Opinion

Flattening the Curve Won't Cover Up for Crooked Health Systems

Decades of neglect, corruption, and cynical meddling by pharma companies have turned the world's health services into money-grabbing operations. Today it is clear that the taxes, insurance, and premiums for which we all paid over the years has evaporated into thin air

Elihay Vidal 16:5422.03.20
Let's just call it what it is: the health system screwed up. The health system failed in its only responsibility, to protect the health of the public and to safeguard every citizen from health risks. The entire hypothesis on which the system was built, which is designed to maintain physical health, the most basic of needs of every human being, failed colossally, at the very moment at which it was most needed. The coronavirus (Covid-19) defeated crooked health systems all over the world.

 

It isn't just the Israel health system. This disaster characterizes all the health systems around the world, from the most capitalistic economies, through social democracies, as well as the strictest dictatorships. Based on risk management theories, all of the problems of public health systems were exposed overnight. It is now clear that had hospitals invested through the years in emergency equipment, in increasing their supplies, and in making services more efficient, we wouldn't have needed to halt the economy just so we can flatten the curve. Today it is clear that all the taxes, insurance, and premiums which we all paid for decades had evaporated into thin air within mere weeks.
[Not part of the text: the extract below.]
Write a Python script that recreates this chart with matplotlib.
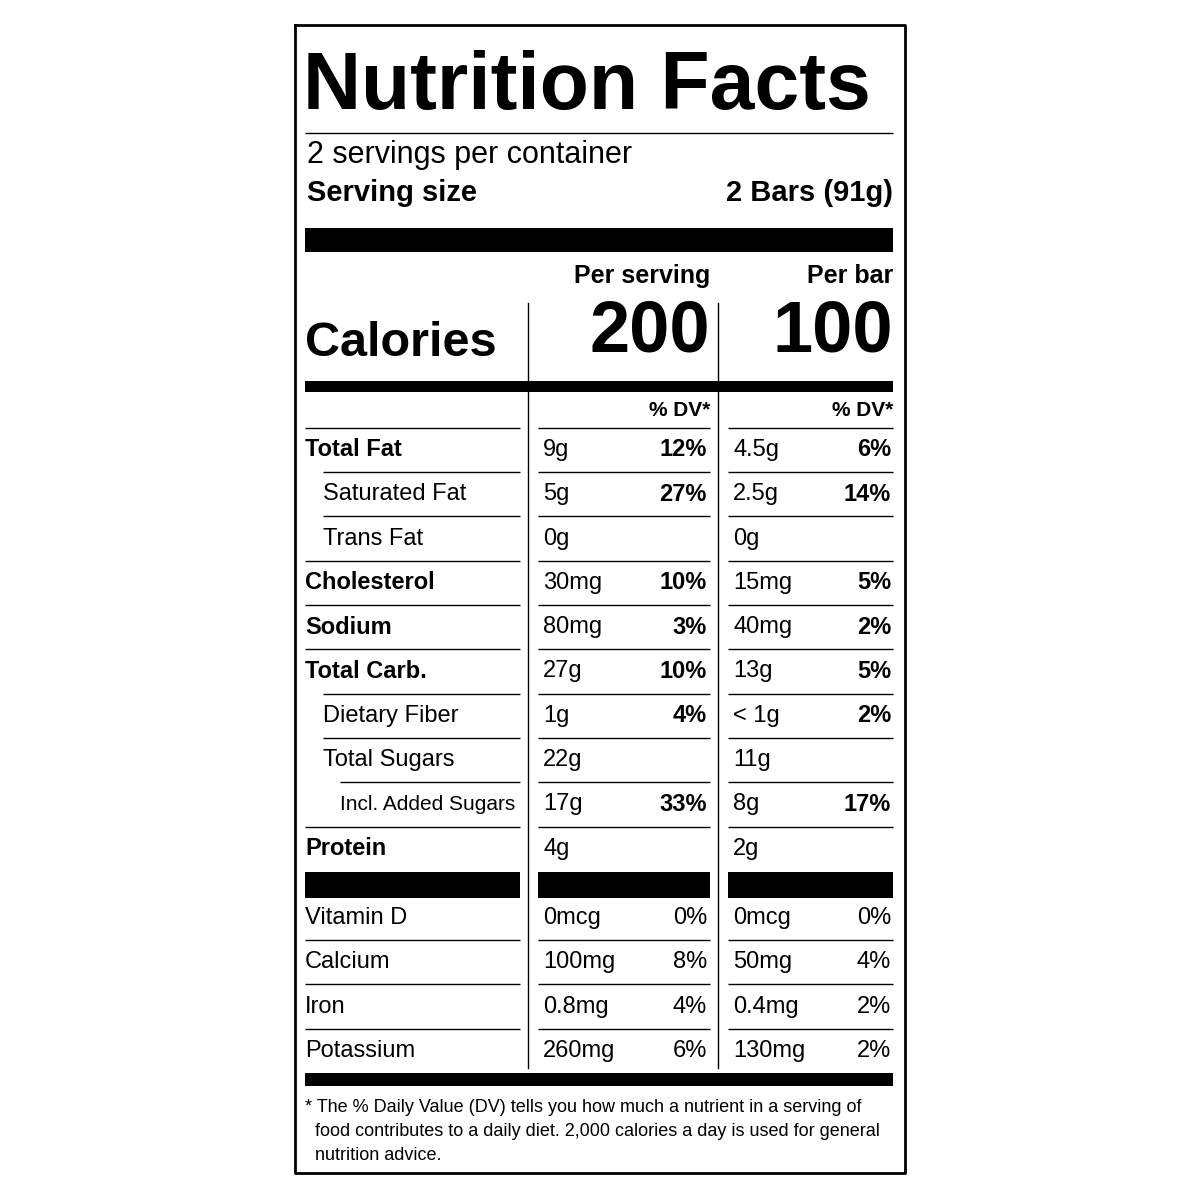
import matplotlib
matplotlib.use("Agg")
import matplotlib.pyplot as plt

nutrients = ["Total Fat", "Saturated Fat", "Trans Fat", "Cholesterol", "Sodium",
             "Total Carb.", "Dietary Fiber", "Total Sugars", "Incl. Added Sugars", "Protein"]
indent = [0, 1, 1, 0, 0, 0, 1, 1, 2, 0]
bold_rows = [True, False, False, True, True, True, False, False, False, True]
serv_amt = ["9g", "5g", "0g", "30mg", "80mg", "27g", "1g", "22g", "17g", "4g"]
serv_dv = ["12%", "27%", "", "10%", "3%", "10%", "4%", "", "33%", ""]
bar_amt = ["4.5g", "2.5g", "0g", "15mg", "40mg", "13g", "< 1g", "11g", "8g", "2g"]
bar_dv = ["6%", "14%", "", "5%", "2%", "5%", "2%", "", "17%", ""]
vitamins = ["Vitamin D", "Calcium", "Iron", "Potassium"]
vit_serv_amt = ["0mcg", "100mg", "0.8mg", "260mg"]
vit_serv_dv = ["0%", "8%", "4%", "6%"]
vit_bar_amt = ["0mcg", "50mg", "0.4mg", "130mg"]
vit_bar_dv = ["0%", "4%", "2%", "2%"]
calories = ["200", "100"]
footnote = ["* The % Daily Value (DV) tells you how much a nutrient in a serving of",
            "  food contributes to a daily diet. 2,000 calories a day is used for general",
            "  nutrition advice."]

FAM = ["Liberation Sans Narrow", "Liberation Sans", "DejaVu Sans"]
fig = plt.figure(figsize=(12, 12), dpi=100)
ax = fig.add_axes([0, 0, 1, 1])
ax.set_xlim(0, 1200); ax.set_ylim(1200, 0); ax.axis("off")

def T(x, y, s, size, bold=False, ha="left"):
    ax.text(x, y, s, fontsize=size, fontweight="bold" if bold else "normal",
            ha=ha, va="center", family=FAM, color="black")

def H(y, x0, x1, lw):
    ax.plot([x0, x1], [y, y], color="black", lw=lw, solid_capstyle="butt")

def box(x0, x1, y0, y1):
    ax.fill_between([x0, x1], y0, y1, color="black", lw=0)

ax.plot([295, 905, 905, 295, 295], [25, 25, 1173, 1173, 25], color="black", lw=2)
T(303, 88, "Nutrition Facts", 58, True)
H(133, 305, 893, 1)
T(307, 155, "2 servings per container", 22)
T(307, 193, "Serving size", 21, True)
T(893, 193, "2 Bars (91g)", 21, True, "right")
box(305, 893, 228, 252)
T(710, 276, "Per serving", 18, True, "right")
T(893, 276, "Per bar", 18, True, "right")
T(305, 343, "Calories", 35, True)
T(710, 333, calories[0], 52, True, "right")
T(893, 333, calories[1], 52, True, "right")
box(305, 893, 381, 392)
for x in (528, 718):
    ax.plot([x, x], [303, 1068], color="black", lw=1)
T(710, 411, "% DV*", 15, True, "right")
T(893, 411, "% DV*", 15, True, "right")
H(428, 305, 520, 1); H(428, 538, 710, 1); H(428, 728, 893, 1)

y0, dy = 450, 44.3
ind_px = [0, 18, 35]
for i, n in enumerate(nutrients):
    y = y0 + i * dy
    T(305 + ind_px[indent[i]], y, n, 15 if indent[i] == 2 else 17, bold_rows[i])
    T(543, y, serv_amt[i], 17)
    T(707, y, serv_dv[i], 17, True, "right")
    T(733, y, bar_amt[i], 17)
    T(891, y, bar_dv[i], 17, True, "right")
    if i < len(nutrients) - 1:
        ly = y + dy / 2
        H(ly, 305 + ind_px[indent[i + 1]], 520, 1)
        H(ly, 538, 710, 1); H(ly, 728, 893, 1)

box(305, 520, 872, 898); box(538, 710, 872, 898); box(728, 893, 872, 898)
for i, v in enumerate(vitamins):
    y = 918 + i * dy
    T(305, y, v, 17)
    T(543, y, vit_serv_amt[i], 17)
    T(707, y, vit_serv_dv[i], 17, False, "right")
    T(733, y, vit_bar_amt[i], 17)
    T(891, y, vit_bar_dv[i], 17, False, "right")
    if i < len(vitamins) - 1:
        ly = y + dy / 2
        H(ly, 305, 520, 1); H(ly, 538, 710, 1); H(ly, 728, 893, 1)
box(305, 893, 1073, 1086)
for i, line in enumerate(footnote):
    T(305, 1107 + i * 24, line, 13)

fig.savefig("out.png", dpi=100)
Corona paramedics in Israel. Photo: Shaul Golan Corona paramedics in Israel. Photo: Shaul Golan

 

The tens of billions of shekels allocated from the country's budget to the health system were buried within a month under the massive and irreversible damage caused to the economy due to the mismanagement of the health system. The stability of the entire economy was sacrificed to flatten the curve. Not to prevent the loss of life--that can not be guaranteed--but to spread out the deaths a little better so that the health system doesn't collapse. Life has stopped, the economy has crashed, hundreds of thousands of citizens are unemployed, all so that the health system doesn't capitulate. Because if it does collapse, life will stop, the economy will crash, and hundreds of thousands of citizens will find themselves without work.

 

Over many decades governments across the world turned their health systems into a decaying mechanism that failed to provide adequate services to the entire population. Neglect, corruption, and cynical meddling from pharmaceutical companies and the likes have turned health services into money-grabbing systems. Running the system based on probability and risk management has proven to fail year after year. Hospital beds are in short supply every winter, and throughout the year, medical staff is being run into the ground. Calculating how many hospital beds each hospital should have based on the probability of an outbreak is similar to the risk of living under a volcano or paving a road that crosses a seasonal river. A virus, a volcano, or a river will not be stopped because of some bureaucratic calculation or decision.

 

Now that this statistical conception is blowing up in our faces, all the architects of this approach are rushing to defend their mismanagement and failures. Former heads of hospitals and top health officials are explaining to the citizens on TV that they have no other choice: to ensure that the system they built and cultivated for years doesn't collapse, it is better that the country's economy collapses. Maybe that way, everyone will be too busy with their own financial problems to go searching for those responsible for the abject failure of the health system. That way, they can flatten the curve as well as cover up their crooked conduct.

 

Why not treat health threats the same way as security threats? In both cases, human lives are at stake. Is the life of a victim of terror more important than the life of a coronavirus victim? Is the responsibility of an army officer greater than that of a hospital doctor? Does the Iron Dome system provide citizens with more security than life-support machines?

 

If there is one lesson that should be learned from the coronavirus pandemic, it is that both national and international priorities need to fundamentally change. This year will undoubtedly prove to be a year in which governments shift their approach towards their health systems. In Israel, China, the U.S., Italy, and Iran, it is already clear to the decision-makers that in the coming years, there will be a need to change the way funds are allocated to their health systems. Not just because the coronavirus is here to stay, or to rebuild from the enormous damage the pandemic caused to the world's economy, but because of the understanding that they can no longer manage risks at the expense of the public's health.